Nach dem in der Weimarer Republik vorherrschenden formalen Verständnis wurde die Schranke noch als besonders weitreichend begriffen: Nur die Kirchen einschränkende Sondergesetze seien nicht von der Schranke umfasst.344 Aus einer materiellen Perspektive schränkte Johannes Heckel die Reichweite aber auf die „für die Gesamtnation als politische Kultur- und Rechtsgemeinschaft unentbehrliche(n) Gesetz(e)“345 weiter ein. Dieser sogenannten „Heckel’schen Formel“ wurde zwar vielfach auch noch in den Anfangsjahren der Bundesrepublik gefolgt,346 sie wird heute aber unter anderem wegen ihrer terminologischen Ungenauigkeit und der von der Grundgesetzsystematik abweichenden Freiheitsrechtskonzeption nicht mehr vertreten.347

Auch unter der Geltung des Grundgesetzes ist das Verbot von Sonderrecht gegen die Kirchen gemeinsames Fundament aller Auslegungsansätze über die Reichweite des Gesetzesvorbehalts.348 Da allein diese Beschränkung der besonderen Bedeutung des mit Art. 4 Abs. 1 und 2 GG eng verknüpften Selbstbestimmungsrechts aber nicht gerecht werden kann, wurden auf einer zweiten Ebene verschiedene Modelle entwickelt, um die formale Begrenzung von einer materiellen zu flankieren. In diesem Zusammenhang ist als erste einflussreiche Theorie die sogenannte Bereichsscheidungslehre zu nennen, nach der zwischen einem inneren und äußeren Bereich der Angelegenheiten der Kirchen unterschieden wird.349 Der sodann bestimmte Innenbereich (forum internum – etwa der Kultusbereich oder das Amtsrecht) ist danach gegenüber staatlicher Einflussnahme unantastbar, der Außenbereich (forum externum) unterliegt hingegen einem allgemeinen Gesetzesvorbehalt. Es spricht einiges dafür, diese Lehre als eine „getarnte“ Abwägungslehre zu verstehen, die ihre Gewichtung a priori definitorisch festlegt und damit eine situativ bezogene Argumentation vermeidet.350 Zudem wird das Problem der Schrankenbestimmung faktisch in eine erweiterte Schutzbereichsbestimmung vorverlagert.
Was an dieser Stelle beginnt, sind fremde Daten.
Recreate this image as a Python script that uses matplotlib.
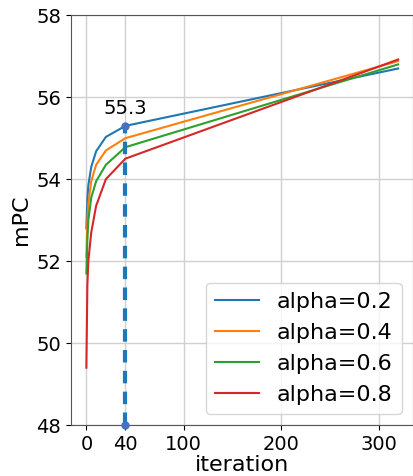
import matplotlib
matplotlib.use("Agg")
import matplotlib.pyplot as plt

iterations = [0, 1, 2, 5, 10, 20, 40, 320]
alpha_02 = [52.8, 53.5, 53.85, 54.3, 54.68, 55.03, 55.3, 56.7]
alpha_04 = [52.1, 53.0, 53.4, 53.95, 54.35, 54.7, 55.0, 56.88]
alpha_06 = [51.7, 52.5, 53.0, 53.55, 53.95, 54.35, 54.78, 56.8]
alpha_08 = [49.4, 51.4, 52.0, 52.7, 53.35, 54.0, 54.5, 56.92]
labels = ["alpha=0.2", "alpha=0.4", "alpha=0.6", "alpha=0.8"]
colors = ["#1f77b4", "#ff7f0e", "#2ca02c", "#d62728"]
mark_x = 40
mark_y = 55.3
xticks = [0, 40, 100, 200, 300]
yticks = [48, 50, 52, 54, 56, 58]

fig = plt.figure(figsize=(4.14, 4.76), dpi=100)
ax = fig.add_axes([0.171, 0.107, 0.826, 0.861])

for ys, lab, c in zip([alpha_02, alpha_04, alpha_06, alpha_08], labels, colors):
    ax.plot(iterations, ys, color=c, label=lab, linewidth=1.5)

ax.plot([mark_x, mark_x], [yticks[0], mark_y], linestyle=(0, (3, 2)), color="#1f77b4",
        linewidth=3, marker="o", markersize=5, markerfacecolor="#4472c4",
        markeredgecolor="#4472c4", clip_on=False, zorder=5)
ax.text(mark_x, mark_y + 0.2, f"{mark_y}", ha="center", va="bottom", fontsize=14)

ax.set_xlim(-16, 335)
ax.set_ylim(48, 58)
ax.set_xticks(xticks)
ax.set_yticks(yticks)
ax.tick_params(labelsize=14)
ax.grid(True, color="#d0d0d0", linewidth=1)
ax.set_axisbelow(True)
for s in ax.spines.values():
    s.set_color("#555555")
ax.set_xlabel("iteration", fontsize=16, labelpad=1)
ax.set_ylabel("mPC", fontsize=16)
ax.legend(loc="lower right", fontsize=16)

fig.savefig("out.png", dpi=100)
Dieser Vorgehensweise lässt sich aber das pragmatische Argument entgegenhalten, dass zwischen äußerem und innerem Bereich kirchlicher Angelegenheiten nicht trennscharf unterschieden werden kann.351 Überdies findet eine derartige Differenzierung keine Grundlage im Wortlaut des Art. 137 Abs. 3 WRV.352 Dennoch hat das Bundesverfassungsgericht diesen Ansatz zunächst übernommen,353 ihn in einer wechselvollen Rechtsprechungsgeschichte später aber modifiziert und sich teilweise wieder von ihm abgewendet.354

So erfolgte eine erste Modifikation der Bereichsscheidungslehre durch die in BVerfGE 42, 312 geprägte „Jedermann-Formel“ insoweit, als dass die weite Einschränkbarkeit des kirchlichen Außenbereichs begrenzt wurde. Danach soll ein Gesetz dort keine Einschränkung des kirchlichen Selbstbestimmungsrechts bilden können, wo es die Kirche in ihrer Besonderheit als Kirche härter als den normalen Adressaten – ihr Selbstverständnis beschränkend – trifft.355 Dies geht über das Verbot von reinem Sonderrecht hinaus, da nicht nur die Intention des Gesetzgebers, sondern auch die materiellen Auswirkungen der Regelung bewertet werden.356 Durch die Beurteilung aus der subjektiven Perspektive kirchlichen Selbstverständnisses wird so aber letztlich die Bestimmung der Schranke den Kirchen überantwortet, da ihre Auffassung zugrunde zu legen ist, ob sie vom fraglichen Gesetz übermäßig eingeschränkt werden. Der Staat verlöre auf diese Weise seine Souveränität, was seine Funktion als Garant der verfassungsmäßigen Ordnung in einer säkularen Gesellschaft untergraben würde.357 Eine weitere Schwäche der Bereichsscheidungslehre zeigt sich überdies in der von ihr evozierten strikten Polarisierung der Einschränkbarkeit des Selbstbestimmungsrechts. Zwischen unbeschränkbarem forum internum und dem einem weiten allgemeinen Gesetzesvorbehalt unterliegenden forum externum findet sich kein Mittelweg.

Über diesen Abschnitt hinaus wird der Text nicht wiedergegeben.